I thought I had it with rethinkdb :) but now I'm a bit confused - for this query, counting grouped data:
groupedRql.count()
I'm getting the expected results (numbers):
[{"group": "a", "reduction": 41}, {"group": "b", "reduction": 39}...]
all reduction results are ~40 which is expected (and correct), but when I count using reduce like this:
groupedRql.map(function(row) {
return row.merge({
count: 0
})
}).reduce(function(left, right) {
return {count: left("count").add(1)}
})
I'm getting much lower results (~10) which MAKE NO SENSE:
[{"group": "a", "reduction": 10}, {"group": "b", "reduction": 9}...]
I need to use reduce, of course, for further manipulation. Am I missing something?

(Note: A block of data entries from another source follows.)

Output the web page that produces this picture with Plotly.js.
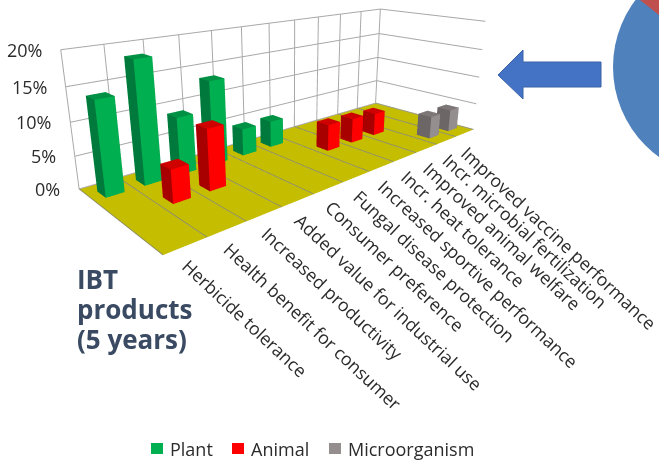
<!DOCTYPE html>
<html>
<head>
<meta charset="utf-8">
<script src="https://cdn.plot.ly/plotly-3.0.1.min.js"></script>
<style>
  html, body { margin: 0; padding: 0; background: #fff; overflow: hidden; width: 659px; height: 460px; }
  #chart { position: absolute; left: 0; top: -106px; width: 659px; height: 566px; }
</style>
</head>
<body>
<div id="chart"></div>
<script>
// Share of IBT products expected within five years, by trait (percent)
const categories = [
  "Herbicide tolerance", "Health benefit for consumer", "Increased productivity",
  "Added value for industrial use", "Consumer preference", "Fungal disease protection",
  "Increased sportive performance", "Incr. heat tolerance", "Improved animal welfare",
  "Incr. microbial fertilization", "Improved vaccine performance"
];
const plantValues = [14, 18.5, 9, 13.5, 4.5, 4.5, null, null, null, null, null];
const animalValues = [null, 5, 9.3, null, null, null, 4.5, 4.3, 4, null, null];
const microValues = [null, null, null, null, null, null, null, null, null, 4, 4];
const seriesNames = ["Plant", "Animal", "Microorganism"];
const zTicks = [0, 5, 10, 15, 20];
const titleLines = ["IBT", "products", "(5 years)"];

// Row of each series along the depth axis (0 = front) and its three face shades
const seriesRows = [2.5, 1.5, 0.5];
const faceShades = [
  { side: "#007a3c", front: "#00b050", top: "#009144" },
  { side: "#a80000", front: "#ff0000", top: "#cf0000" },
  { side: "#6c6666", front: "#958e8e", top: "#7d7777" }
];
const halfWidth = 0.235, halfDepth = 0.175;

function barMesh(values, row, shade, name) {
  const m = { type: "mesh3d", name, x: [], y: [], z: [], i: [], j: [], k: [], facecolor: [],
    flatshading: true, hoverinfo: "skip", showscale: false,
    lighting: { ambient: 1, diffuse: 0, specular: 0, roughness: 1, fresnel: 0 } };
  values.forEach((v, c) => {
    if (v === null) return;
    const b = m.x.length, cx = c + 0.5;
    [[-1,-1,0],[1,-1,0],[1,1,0],[-1,1,0],[-1,-1,1],[1,-1,1],[1,1,1],[-1,1,1]].forEach(p => {
      m.x.push(cx + p[0] * halfWidth);
      m.y.push(row + p[1] * halfDepth);
      m.z.push(p[2] * v);
    });
    const quads = [[0,1,5,4,shade.front],[0,3,7,4,shade.side],[4,5,6,7,shade.top],
                   [1,2,6,5,shade.side],[3,2,6,7,shade.front]];
    quads.forEach(q => {
      m.i.push(b+q[0], b+q[0]); m.j.push(b+q[1], b+q[2]); m.k.push(b+q[2], b+q[3]);
      m.facecolor.push(q[4], q[4]);
    });
  });
  return m;
}

const traces = [
  barMesh(plantValues, seriesRows[0], faceShades[0], seriesNames[0]),
  barMesh(animalValues, seriesRows[1], faceShades[1], seriesNames[1]),
  barMesh(microValues, seriesRows[2], faceShades[2], seriesNames[2])
];

// Darker category separators on the floor
const floorX = [], floorY = [], floorZ = [];
for (let c = 0; c <= categories.length; c++) {
  floorX.push(c, c, null); floorY.push(0, 3, null); floorZ.push(0.02, 0.02, null);
}
traces.push({ type: "scatter3d", mode: "lines", x: floorX, y: floorY, z: floorZ,
  line: { color: "#8f8f55", width: 2 }, hoverinfo: "skip", showlegend: false });

const W = 659, H = 566, TOP = 106;
const px = x => x / W;
const py = y => 1 - (y + TOP) / H;

const hiddenAxis = { showticklabels: false, ticks: "", zeroline: false, showspikes: false,
  showline: false, showbackground: false, title: { text: "" } };

const textFont = "Open Sans, Noto Sans, sans-serif";
const inkColor = "#2b2b2b";
const sceneAnnotations = categories.map((c, i) => ({
  x: i + 0.5, y: 0, z: 0, text: c, textangle: 43, showarrow: false,
  xanchor: "left", yanchor: "top", xshift: -11, yshift: -5,
  font: { family: textFont, size: 17.8, color: inkColor }
})).concat(zTicks.map(t => ({
  x: 0, y: 3, z: t, text: t + "%", showarrow: false,
  xanchor: "right", yanchor: "middle", xshift: -17, yshift: 0,
  font: { family: textFont, size: 18, color: inkColor }
})));

// Legend keys and texts
const legendX = [151, 232, 329];
const legendColors = [faceShades[0].front, faceShades[1].front, "#958e8e"];
const shapes = legendX.map((x, i) => ({
  type: "rect", xref: "paper", yref: "paper", x0: px(x), x1: px(x + 12), y0: py(443), y1: py(454),
  fillcolor: legendColors[i], line: { width: 0 }
}));
const annotations = legendX.map((x, i) => ({
  xref: "paper", yref: "paper", x: px(x + 17), y: py(448.5), text: seriesNames[i], showarrow: false,
  xanchor: "left", yanchor: "middle", font: { family: textFont, size: 18, color: inkColor }
}));
titleLines.forEach((line, i) => annotations.push({
  xref: "paper", yref: "paper", x: px(75), y: py(279 + i * 30), text: line,
  showarrow: false, xanchor: "left", yanchor: "middle",
  font: { family: textFont, size: 26, color: "#3a4a63", weight: 700 }
}));

// Pie fragment at the right edge and the arrow pointing from it to the chart
shapes.push({ type: "circle", xref: "paper", yref: "paper",
  x0: px(613), x1: px(835), y0: py(-44), y1: py(178), fillcolor: "#4f81bd", line: { width: 0 } });
const pt = (x, y) => px(x) + " " + py(y);
shapes.push({ type: "path", xref: "paper", yref: "paper",
  path: `M ${pt(640, 0)} L ${pt(659, 15)} L ${pt(659, -5)} L ${pt(640, -5)} Z`,
  fillcolor: "#c0504d", line: { width: 0 } });
shapes.push({ type: "path", xref: "paper", yref: "paper",
  path: `M ${pt(498, 75)} L ${pt(523, 50)} L ${pt(523, 62)} L ${pt(601, 62)} L ${pt(601, 87)} L ${pt(523, 87)} L ${pt(523, 99)} Z`,
  fillcolor: "#4472c4", line: { color: "#3a62a8", width: 1 } });

const layout = {
  width: W, height: H, margin: { l: 0, r: 0, t: 0, b: 0 }, paper_bgcolor: "#fff",
  showlegend: false, shapes, annotations,
  scene: {
    domain: { x: [0, 580 / W], y: [1 - 465 / H, 1] },
    aspectmode: "manual", aspectratio: { x: 1.92, y: 0.693, z: 0.59 },
    camera: {
      projection: { type: "perspective" },
      eye: { x: -1.735, y: -1.843, z: 0.709 },
      center: { x: -0.076, y: 0.0065, z: -0.132 },
      up: { x: 0, y: 0, z: 1 }
    },
    xaxis: Object.assign({}, hiddenAxis, { range: [0, categories.length], tickvals: categories.map((_, i) => i).concat(categories.length),
      showgrid: true, gridcolor: "#a8a8a8", gridwidth: 2 }),
    yaxis: Object.assign({}, hiddenAxis, { range: [0, 3], showgrid: false }),
    zaxis: { range: [0, 20], tickvals: zTicks, showticklabels: false, ticks: "", showgrid: true, gridcolor: "#a8a8a8", gridwidth: 2,
      zeroline: false, showspikes: false, showline: false, showbackground: true, backgroundcolor: "#c5be00",
      title: { text: "" } },
    annotations: sceneAnnotations
  }
};

Plotly.newPlot("chart", traces, layout, { displayModeBar: false });
</script>
</body>
</html>
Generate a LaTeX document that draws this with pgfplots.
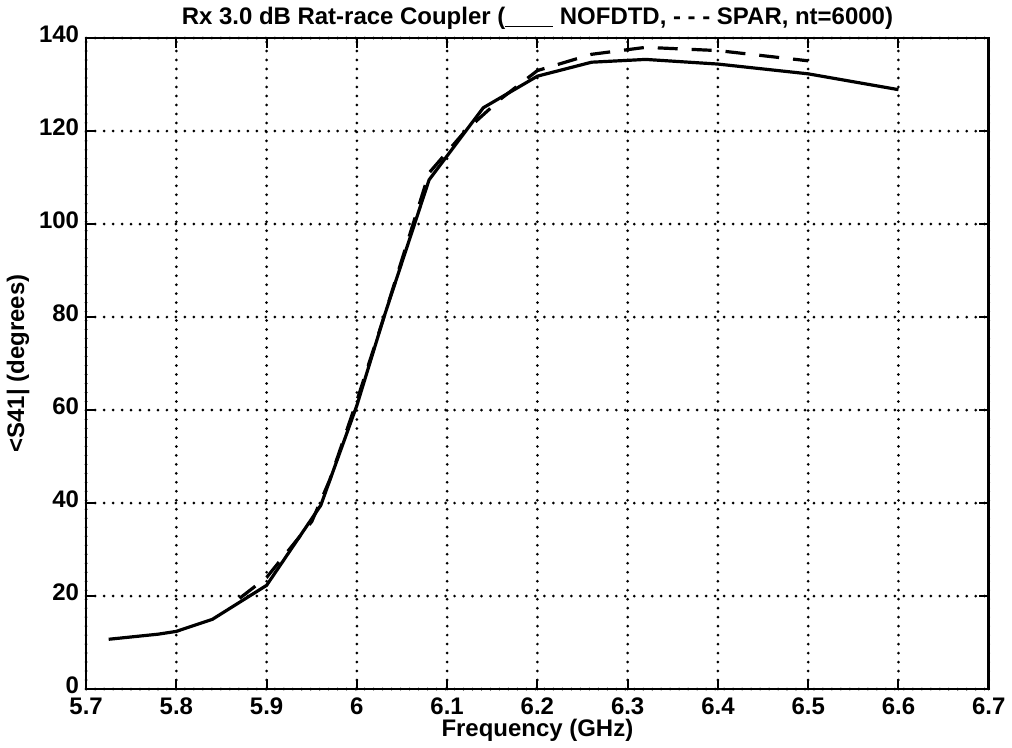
\documentclass[border=0pt]{standalone}
\usepackage{pgfplots}
\pgfplotsset{compat=1.18}
\usepackage{fontspec}
\setmainfont{Liberation Sans}
\begin{document}
\begin{tikzpicture}
\begin{axis}[
  scale only axis,
  width=452pt, height=326pt,
  xmin=5.7, xmax=6.7, ymin=0, ymax=140,
  xtick={5.7,5.8,5.9,6.0,6.1,6.2,6.3,6.4,6.5,6.6,6.7},
  xticklabels={5.7,5.8,5.9,6,6.1,6.2,6.3,6.4,6.5,6.6,6.7},
  ytick={0,20,40,60,80,100,120,140},
  /pgf/number format/assume math mode=true,
  ticklabel style={font=\bfseries\large},
  yticklabel style={yshift=2pt},
  xticklabel style={yshift=-1pt},
  grid=major,
  major grid style={black, line width=1.5pt, line cap=round, dash pattern=on 0pt off 4.5pt},
  axis line style={black, line width=1.3pt},
  tick style={black, line width=1pt},
  major tick length=5pt,
  tick align=inside,
  xlabel={\bfseries\large Frequency (GHz)},
  ylabel={\bfseries\large <S41| (degrees)},
  title={\bfseries\large Rx 3.0 dB Rat-race Coupler (\underline{\hspace{2em}} NOFDTD, - - - SPAR, nt=6000)},
  xlabel style={yshift=5pt},
  ylabel style={yshift=-2pt},
  title style={yshift=-5pt},
]
\addplot[black, line width=1.6pt] coordinates {
(5.725,10.7) (5.78,11.8) (5.80,12.4) (5.84,15.0) (5.90,22.3) (5.96,39.5)
(6.00,61) (6.03,80) (6.08,109.5) (6.14,125) (6.20,131.8) (6.26,134.8)
(6.32,135.4) (6.40,134.4) (6.50,132.3) (6.60,128.9)
};
\addplot[black, line width=1.6pt, dash pattern=on 10pt off 7pt] coordinates {
(5.87,19.5) (5.90,24) (5.95,36) (5.97,45) (6.00,62) (6.03,80)
(6.08,111) (6.12,120) (6.16,127) (6.20,133) (6.26,136.5) (6.32,138)
(6.40,137.3) (6.50,135.1)
};
\end{axis}
\end{tikzpicture}
\end{document}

I'm using v2.0.3 on server, queries tested directly on the dataexplorer.
The problem lay in here
return {count: left("count").add(1)}
It should be
return {count: left("count").add(right("count"))}
The reduce run paralel between multiple shards, multiple CPU core. When you do
return {count: left("count").add(1)}
you ignore some count from the right
.
It's noted in this document: https://www.rethinkdb.com/docs/map-reduce/#how-gmr-queries-are-executed
it’s important to keep in mind that the reduce function is not called on the elements of its input stream from left to right. It’s called on either the elements of the stream in any order or on the output of previous calls to the function.